Sarà capace di assorbire le correnti di pensiero diverse da quelle delle origini e di affrontare le critiche di deriva autocratica che vengono poste al suo fondatore? Per ora, i primi segnali, non vanno in questa direzione e militanti pieni di zelo non esitano a sfoderare la spada sui media e social network contro chiunque osi criticare Albin Kurti. Militanti in prigione scrivono lettere infiammate e definiscono “scimmie” coloro i quali esprimono il loro dissenso dalla linea del partito. Altri ritengono che i giornalisti siano dei “nemici”. E tutti, in coro, lodano l'infallibilità del capo.

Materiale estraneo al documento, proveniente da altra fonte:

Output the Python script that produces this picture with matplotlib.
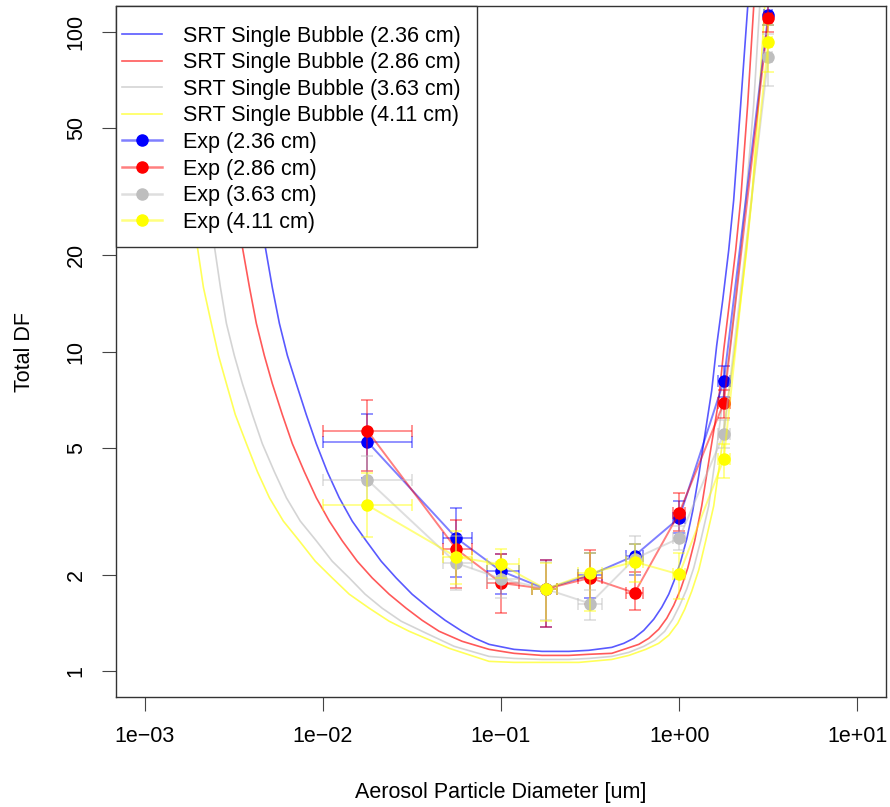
import numpy as np
import matplotlib
matplotlib.use('Agg')
import matplotlib.pyplot as plt
from matplotlib.patches import Rectangle
from matplotlib.lines import Line2D

plt.rcParams['font.family'] = ['Liberation Sans', 'DejaVu Sans']

# SRT single bubble model curves
srt_x_236 = [0.00299, 0.00476, 0.00521, 0.00571, 0.00633, 0.0071, 0.00808, 0.0092, 0.0106, 0.01237, 0.01463,
             0.01752, 0.02127, 0.0258, 0.03172, 0.0395, 0.04857, 0.0605, 0.07149, 0.0857, 0.1183, 0.170, 0.2404,
             0.311, 0.4185, 0.4887, 0.5558, 0.6327, 0.7195, 0.798, 0.8733, 0.9436, 1.0195, 1.102, 1.19, 1.286,
             1.390, 1.521, 1.622, 1.753, 1.894, 2.020, 2.211, 2.420, 2.515]
srt_y_236 = [156, 21.2, 15.87, 12.24, 9.72, 7.94, 6.35, 5.15, 4.21, 3.49, 2.95,
             2.56, 2.21, 1.96, 1.743, 1.576, 1.445, 1.335, 1.269, 1.215, 1.172, 1.155, 1.155,
             1.164, 1.189, 1.224, 1.269, 1.344, 1.456, 1.587, 1.743, 1.943, 2.21, 2.593, 3.174, 4.09,
             5.45, 7.55, 10.44, 14.45, 20.7, 29.7, 59.0, 118.9, 162]

srt_x_286 = [0.00222, 0.00354, 0.00388, 0.00424, 0.0047, 0.00521, 0.00593, 0.00675, 0.00788, 0.0092, 0.01088,
             0.01286, 0.01561, 0.01894, 0.02358, 0.02936, 0.03608, 0.04495, 0.0605, 0.0857, 0.1183, 0.170, 0.2404,
             0.311, 0.4185, 0.4887, 0.5931, 0.6748, 0.767, 0.851, 0.9315, 1.0195, 1.116, 1.221, 1.337, 1.482,
             1.664, 1.775, 1.919, 2.073, 2.211, 2.420, 2.615, 2.718]
srt_y_286 = [156, 21.2, 15.87, 12.24, 9.72, 7.94, 6.35, 5.15, 4.21, 3.49, 2.95,
             2.56, 2.21, 1.96, 1.743, 1.576, 1.445, 1.335, 1.242, 1.172, 1.139, 1.122, 1.122,
             1.131, 1.139, 1.172, 1.215, 1.269, 1.354, 1.466, 1.610, 1.81, 2.103, 2.56, 3.29, 4.72,
             7.02, 10.07, 14.45, 20.7, 29.7, 59.0, 118.9, 162]

srt_x_363 = [0.00155, 0.00247, 0.002666, 0.00288, 0.00319, 0.00354, 0.00403, 0.00458, 0.00535, 0.00625, 0.00748,
             0.0092, 0.0113, 0.01408, 0.01729, 0.02154, 0.02754, 0.03608, 0.05454, 0.0857, 0.1183, 0.170, 0.2404,
             0.311, 0.4185, 0.5214, 0.6327, 0.729, 0.8295, 0.9196, 1.0065, 1.102, 1.205, 1.319, 1.463, 1.602,
             1.753, 1.919, 2.073, 2.211, 2.358, 2.615, 2.825, 2.936]
srt_y_363 = [156, 21.2, 15.87, 12.24, 9.72, 7.94, 6.35, 5.15, 4.21, 3.49, 2.95,
             2.56, 2.21, 1.96, 1.743, 1.576, 1.435, 1.335, 1.198, 1.114, 1.098, 1.090, 1.090,
             1.098, 1.114, 1.147, 1.198, 1.251, 1.335, 1.456, 1.610, 1.81, 2.103, 2.56, 3.29, 4.72,
             7.02, 10.07, 14.45, 20.7, 29.7, 59.0, 118.9, 162]

srt_x_411 = [0.00124, 0.00198, 0.00214, 0.00237, 0.0026, 0.00288, 0.00323, 0.00373, 0.0043, 0.00502, 0.00601,
             0.00738, 0.00908, 0.0113, 0.01408, 0.01822, 0.02358, 0.03052, 0.05114, 0.0857, 0.1183, 0.1787, 0.2735,
             0.4185, 0.5214, 0.6492, 0.767, 0.8733, 0.9808, 1.0735, 1.175, 1.286, 1.408, 1.561, 1.708, 1.869,
             2.046, 2.211, 2.389, 2.548, 2.789, 3.013, 3.131]
srt_y_411 = [156, 21.2, 15.87, 12.24, 9.72, 7.94, 6.35, 5.15, 4.21, 3.49, 2.95,
             2.56, 2.21, 1.96, 1.743, 1.576, 1.435, 1.335, 1.181, 1.075, 1.067, 1.067, 1.067,
             1.090, 1.122, 1.172, 1.224, 1.297, 1.414, 1.564, 1.78, 2.073, 2.56, 3.29, 4.72, 7.02,
             10.07, 14.45, 20.7, 29.7, 59.0, 118.9, 162]

# experimental points
exp_x = np.array([0.0178, 0.0562, 0.1, 0.178, 0.316, 0.562, 1.0, 1.78, 3.16])
exp_x_lo = np.array([0.01, 0.047, 0.0836, 0.150, 0.27, 0.50, 0.92, 1.65, 3.0])
exp_x_hi = np.array([0.0316, 0.069, 0.126, 0.205, 0.37, 0.63, 1.08, 1.92, 3.33])

exp_236 = np.array([5.22, 2.61, 2.06, 1.81, 2.0, 2.3, 3.02, 8.1, 113])
exp_236_lo = np.array([4.03, 1.98, 1.74, 1.38, 1.7, 2.0, 2.7, 7.2, 105])
exp_236_hi = np.array([6.39, 3.24, 2.33, 2.23, 2.35, 2.5, 3.4, 9.0, 121])

exp_286 = np.array([5.65, 2.41, 1.89, 1.81, 1.96, 1.76, 3.13, 6.92, 110])
exp_286_lo = np.array([4.24, 1.82, 1.52, 1.38, 1.62, 1.56, 2.75, 6.2, 100])
exp_286_hi = np.array([7.07, 2.97, 2.33, 2.23, 2.4, 2.05, 3.62, 7.6, 122])

exp_363 = np.array([3.97, 2.18, 1.95, 1.81, 1.63, 2.25, 2.61, 5.53, 83.4])
exp_363_lo = np.array([3.3, 1.8, 1.7, 1.45, 1.45, 2.0, 2.4, 5.0, 67.5])
exp_363_hi = np.array([4.7, 2.65, 2.2, 2.2, 1.8, 2.65, 2.85, 6.1, 98.6])

exp_411 = np.array([3.31, 2.28, 2.16, 1.81, 2.03, 2.2, 2.01, 4.62, 93])
exp_411_lo = np.array([2.63, 1.87, 1.96, 1.44, 1.54, 1.9, 1.68, 4.03, 74.6])
exp_411_hi = np.array([4.18, 2.74, 2.41, 2.18, 2.34, 2.5, 2.34, 5.15, 105])

sizes = ['2.36', '2.86', '3.63', '4.11']
colors = [(0, 0, 1), (1, 0, 0), (0.745, 0.745, 0.745), (1, 1, 0)]

fig = plt.figure(figsize=(8.9, 8.07), dpi=100)
ax = fig.add_axes([116 / 890, 110 / 807, 770 / 890, 691 / 807])

srt = [(srt_x_236, srt_y_236), (srt_x_286, srt_y_286), (srt_x_363, srt_y_363), (srt_x_411, srt_y_411)]
for (sx, sy), c in zip(srt, colors):
    ax.plot(sx, sy, color=c, alpha=0.65, lw=1.2, solid_joinstyle='round')

exps = [(exp_236, exp_236_lo, exp_236_hi), (exp_286, exp_286_lo, exp_286_hi),
        (exp_363, exp_363_lo, exp_363_hi), (exp_411, exp_411_lo, exp_411_hi)]
for (ey, lo, hi), c in zip(exps, colors):
    ax.errorbar(exp_x, ey, yerr=[ey - lo, hi - ey], xerr=[exp_x - exp_x_lo, exp_x_hi - exp_x],
                fmt='none', ecolor=c + (0.5,), elinewidth=1.2, capsize=4.5, capthick=1.2)
    ax.plot(exp_x, ey, color=c + (0.5,), lw=1.4, marker='o', ms=8, mfc=c, mec=c)

ax.set_xscale('log')
ax.set_yscale('log')
ax.set_xlim(10 ** -3.16, 10 ** 1.16)
ax.set_ylim(10 ** -0.08, 10 ** 2.08)

ax.set_xticks([1e-3, 1e-2, 1e-1, 1e0, 1e1])
ax.set_xticklabels(['1e\u221203', '1e\u221202', '1e\u221201', '1e+00', '1e+01'])
ax.set_yticks([1, 2, 5, 10, 20, 50, 100])
ax.set_yticklabels(['1', '2', '5', '10', '20', '50', '100'], rotation=90, va='center')
ax.minorticks_off()
ax.tick_params(axis='both', direction='out', length=10, width=0.8, color='#444444',
               labelsize=15.5, pad=11)

for s in ax.spines.values():
    s.set_color('#333333')
    s.set_linewidth(1.0)

ax.set_xlabel('Aerosol Particle Diameter [um]', fontsize=15.5)
ax.set_ylabel('Total DF', fontsize=15.5)
ax.xaxis.set_label_coords(0.5, -0.123)
ax.yaxis.set_label_coords(-0.105, 0.5)

# legend: white box drawn by hand, entries on top
ax.add_patch(Rectangle((0, 0.651), 0.4688, 0.349, transform=ax.transAxes, facecolor='white',
                       edgecolor='#333333', lw=1.0, zorder=4.5, clip_on=False))
handles = []
labels = []
for s, c in zip(sizes, colors):
    handles.append(Line2D([], [], color=c, alpha=0.65, lw=1.2))
    labels.append('SRT Single Bubble (%s cm)' % s)
for s, c in zip(sizes, colors):
    handles.append(Line2D([], [], color=c + (0.5,), lw=1.8, marker='o', ms=8, mfc=c, mec=c))
    labels.append('Exp (%s cm)' % s)
leg = ax.legend(handles, labels, loc='upper left', bbox_to_anchor=(0.0, 0.981), frameon=False,
                fontsize=15.5, borderpad=0.3, borderaxespad=0, labelspacing=0.26,
                handlelength=1.85, handletextpad=0.95)
leg.set_zorder(5)

fig.savefig('out.png', dpi=100)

È questo clima deleterio la minaccia più grande per Vetëvendosje!. Dalla sua creazione, il partito ha scelto la radicalità. Nella memoria collettiva sono radicate in maniera indelebile le immagini di un giovane Kurti, studente dai capelli lunghi, che si scontra con la polizia di Milošević; del prigioniero a Požarevac con il cranio rasato; dell'uomo degli slogan anti-Ahtisaari; dei manifestanti che rovesciano le jeep bianche dell'Eulex; delle barricate per fermare i camion che trasportano merci serbe; dell'eterno malcontento che infrange le finestre nel nuovo palazzo del governo e che lancia lacrimogeni in Parlamento.

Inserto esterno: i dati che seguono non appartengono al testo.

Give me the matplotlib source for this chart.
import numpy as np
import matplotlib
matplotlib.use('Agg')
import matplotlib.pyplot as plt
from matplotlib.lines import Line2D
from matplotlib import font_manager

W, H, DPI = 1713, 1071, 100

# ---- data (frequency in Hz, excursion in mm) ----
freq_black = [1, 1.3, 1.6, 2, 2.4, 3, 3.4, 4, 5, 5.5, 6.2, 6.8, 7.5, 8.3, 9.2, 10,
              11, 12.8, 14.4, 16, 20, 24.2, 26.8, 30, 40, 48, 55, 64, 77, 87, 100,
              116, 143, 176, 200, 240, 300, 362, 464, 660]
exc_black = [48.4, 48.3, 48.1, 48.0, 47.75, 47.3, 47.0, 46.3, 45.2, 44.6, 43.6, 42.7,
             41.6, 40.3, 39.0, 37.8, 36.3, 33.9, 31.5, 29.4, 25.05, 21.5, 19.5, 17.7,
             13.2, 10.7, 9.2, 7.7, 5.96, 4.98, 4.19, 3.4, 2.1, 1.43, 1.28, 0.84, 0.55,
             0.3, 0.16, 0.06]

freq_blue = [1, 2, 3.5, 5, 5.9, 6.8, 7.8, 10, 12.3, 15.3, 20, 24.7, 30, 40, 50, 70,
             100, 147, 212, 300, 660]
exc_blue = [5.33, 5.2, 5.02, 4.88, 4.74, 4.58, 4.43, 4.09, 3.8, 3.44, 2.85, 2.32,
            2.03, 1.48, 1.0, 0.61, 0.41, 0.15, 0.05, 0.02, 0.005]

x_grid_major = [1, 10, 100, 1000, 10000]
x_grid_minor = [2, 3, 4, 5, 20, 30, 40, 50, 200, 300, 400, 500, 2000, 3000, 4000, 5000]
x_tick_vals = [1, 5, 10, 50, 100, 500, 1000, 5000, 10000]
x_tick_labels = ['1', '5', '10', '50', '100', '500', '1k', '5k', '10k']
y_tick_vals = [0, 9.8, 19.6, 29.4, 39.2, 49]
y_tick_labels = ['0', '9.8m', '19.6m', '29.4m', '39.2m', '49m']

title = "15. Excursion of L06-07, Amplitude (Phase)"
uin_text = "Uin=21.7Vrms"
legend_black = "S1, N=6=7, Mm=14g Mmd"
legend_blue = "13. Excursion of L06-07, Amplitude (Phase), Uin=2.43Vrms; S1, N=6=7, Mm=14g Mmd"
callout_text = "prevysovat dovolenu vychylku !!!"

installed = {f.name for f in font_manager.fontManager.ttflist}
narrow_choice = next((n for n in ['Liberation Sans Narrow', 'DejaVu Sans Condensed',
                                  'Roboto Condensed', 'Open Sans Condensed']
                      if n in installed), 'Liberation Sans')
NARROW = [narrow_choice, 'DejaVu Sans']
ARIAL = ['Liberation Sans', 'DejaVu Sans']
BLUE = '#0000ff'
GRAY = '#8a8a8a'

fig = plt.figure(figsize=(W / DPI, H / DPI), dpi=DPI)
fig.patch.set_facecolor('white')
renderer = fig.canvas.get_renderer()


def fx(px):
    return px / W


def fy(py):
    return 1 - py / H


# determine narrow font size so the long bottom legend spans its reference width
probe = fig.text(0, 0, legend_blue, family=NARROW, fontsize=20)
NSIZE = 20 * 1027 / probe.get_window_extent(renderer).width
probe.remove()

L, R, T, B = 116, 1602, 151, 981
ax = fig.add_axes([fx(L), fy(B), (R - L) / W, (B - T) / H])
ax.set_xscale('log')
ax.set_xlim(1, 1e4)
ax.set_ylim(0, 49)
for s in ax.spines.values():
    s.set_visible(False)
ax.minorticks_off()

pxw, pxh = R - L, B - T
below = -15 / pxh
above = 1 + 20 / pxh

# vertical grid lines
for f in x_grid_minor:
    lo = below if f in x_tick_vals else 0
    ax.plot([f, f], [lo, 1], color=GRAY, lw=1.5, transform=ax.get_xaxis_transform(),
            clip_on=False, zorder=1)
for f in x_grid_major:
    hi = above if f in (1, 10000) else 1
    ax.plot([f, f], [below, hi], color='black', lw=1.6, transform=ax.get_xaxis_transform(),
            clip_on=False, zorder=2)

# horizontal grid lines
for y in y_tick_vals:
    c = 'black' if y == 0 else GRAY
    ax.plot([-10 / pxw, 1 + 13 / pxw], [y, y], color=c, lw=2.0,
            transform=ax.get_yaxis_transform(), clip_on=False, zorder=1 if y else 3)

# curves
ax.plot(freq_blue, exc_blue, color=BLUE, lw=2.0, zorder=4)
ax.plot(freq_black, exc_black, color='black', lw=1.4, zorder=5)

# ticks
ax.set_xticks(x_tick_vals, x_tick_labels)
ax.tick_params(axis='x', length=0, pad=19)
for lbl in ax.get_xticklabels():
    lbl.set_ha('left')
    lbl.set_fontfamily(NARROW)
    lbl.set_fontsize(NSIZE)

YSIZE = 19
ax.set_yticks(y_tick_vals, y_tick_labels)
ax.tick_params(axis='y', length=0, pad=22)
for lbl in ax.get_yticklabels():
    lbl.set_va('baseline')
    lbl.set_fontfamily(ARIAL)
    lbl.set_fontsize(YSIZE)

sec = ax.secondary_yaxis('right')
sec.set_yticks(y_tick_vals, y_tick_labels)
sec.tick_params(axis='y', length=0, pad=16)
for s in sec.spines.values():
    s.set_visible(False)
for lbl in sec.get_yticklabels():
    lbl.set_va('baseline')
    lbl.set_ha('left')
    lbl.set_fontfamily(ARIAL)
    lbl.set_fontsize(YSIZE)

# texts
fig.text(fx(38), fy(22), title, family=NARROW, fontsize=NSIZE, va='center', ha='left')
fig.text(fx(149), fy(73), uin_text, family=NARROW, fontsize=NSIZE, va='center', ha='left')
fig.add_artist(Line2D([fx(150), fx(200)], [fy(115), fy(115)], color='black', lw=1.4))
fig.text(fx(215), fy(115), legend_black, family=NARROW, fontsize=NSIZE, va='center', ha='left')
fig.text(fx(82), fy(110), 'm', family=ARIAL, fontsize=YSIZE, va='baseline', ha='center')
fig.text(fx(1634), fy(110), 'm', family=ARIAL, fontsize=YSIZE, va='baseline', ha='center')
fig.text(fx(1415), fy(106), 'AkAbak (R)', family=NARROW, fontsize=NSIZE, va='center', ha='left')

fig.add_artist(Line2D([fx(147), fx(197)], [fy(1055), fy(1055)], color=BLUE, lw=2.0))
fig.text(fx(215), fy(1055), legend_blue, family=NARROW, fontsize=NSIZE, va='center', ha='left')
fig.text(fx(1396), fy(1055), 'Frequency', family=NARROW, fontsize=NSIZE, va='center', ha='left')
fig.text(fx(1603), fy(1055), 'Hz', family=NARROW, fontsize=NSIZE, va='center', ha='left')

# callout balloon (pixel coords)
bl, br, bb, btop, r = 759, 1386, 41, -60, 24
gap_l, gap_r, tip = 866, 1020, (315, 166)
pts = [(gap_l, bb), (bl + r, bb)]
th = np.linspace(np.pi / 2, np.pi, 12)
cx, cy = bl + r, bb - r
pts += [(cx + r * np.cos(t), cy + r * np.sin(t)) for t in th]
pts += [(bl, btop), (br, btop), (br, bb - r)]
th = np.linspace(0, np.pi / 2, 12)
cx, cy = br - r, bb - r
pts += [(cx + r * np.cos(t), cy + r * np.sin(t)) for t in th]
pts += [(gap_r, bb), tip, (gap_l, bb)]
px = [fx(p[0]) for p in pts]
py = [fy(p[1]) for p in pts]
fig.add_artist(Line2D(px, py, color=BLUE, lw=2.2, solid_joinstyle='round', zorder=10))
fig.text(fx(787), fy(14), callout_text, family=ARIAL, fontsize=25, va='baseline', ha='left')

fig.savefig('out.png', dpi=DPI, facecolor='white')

E nel susseguirsi delle elezioni, Vetëvendosje! ha raccolto sempre più voti. I cittadini, tra i quali molti si sentono umiliati e derubati, hanno saputo distinguere tra gli atti illegali e la determinazione di un gruppo di persone che crede nei propri ideali. E in pochi anni Albin Kurti e coloro i quali condividevano le sue convinzioni sono riusciti a mettere in piedi una vera e propria forza politica senza corrompersi. Sono riusciti a dare vita all'unico partito albanese di sinistra battendosi contro la politica delle bustarelle, del neoliberismo dilagante, delle privatizzazioni fraudolente, testimoniando il proprio vivo interesse per il destino delle fasce di popolazione più povere.
Grazie a questo impegno senza macchia ed al distinguo netto rispetto agli altri partiti politici kosovari molto è stato perdonato a Vetëvendosje!. A volte le sue azioni sono state percepite come il solo palliativo a un sistema politico gravemente malato.
Ma ora ben pochi perdoneranno a Vetëvendosje! l'adozione di metodi indegni degli ideali democratici che il loro partito intende promuovere, il linciaggio pubblico dei suoi oppositori e gli attacchi brutali contro chi incrina l'immagine del capo.
Questa guerra che caratterizza il partito è senza dubbio la sfida più grande che Vetëvendosje! si è mai trovato ad affrontare. Dovrà provare la sua capacità di ascoltare le voci divergenti e di sopravvivere in un ambiente plurale. Per Albin Kurti è venuto il momento di dire “basta” a tutti quelli che lo idolatrano e lavorano all'edificazione del suo culto della personalità, suo malgrado.
È solo così che riuscirà a dimostrare che i gas lacrimogeni e le bombe Molotov sono solo armi non-convenzionali di una battaglia da rispettare e non i segni premonitori dell'impossibilità di funzionare come partito. Solo così calmerà gli spiriti di chi lo considera ancora come un elettrone libero in guerra con gran parte della società.
Alla vigilia delle elezioni del 2017, che l'hanno portato a un risultato elettorale mai raggiunto prima, Albin Kurti si è messo a comunicare un'immagine diversa dalla sua solita. Ma indossare la cravatta e le passeggiate in centro città con la figlia per darsi un'aria più rispettabile ed abbordabile non saranno efficaci se non riesce a spegnere il fuoco dell'estremismo in seno al suo partito. Vetëvendosje!, che mira a prendere presto il potere, deve saper anche moderare. Lo può fare in un unico modo: obbligare al silenzio gli estremisti che ha tra le proprie fila.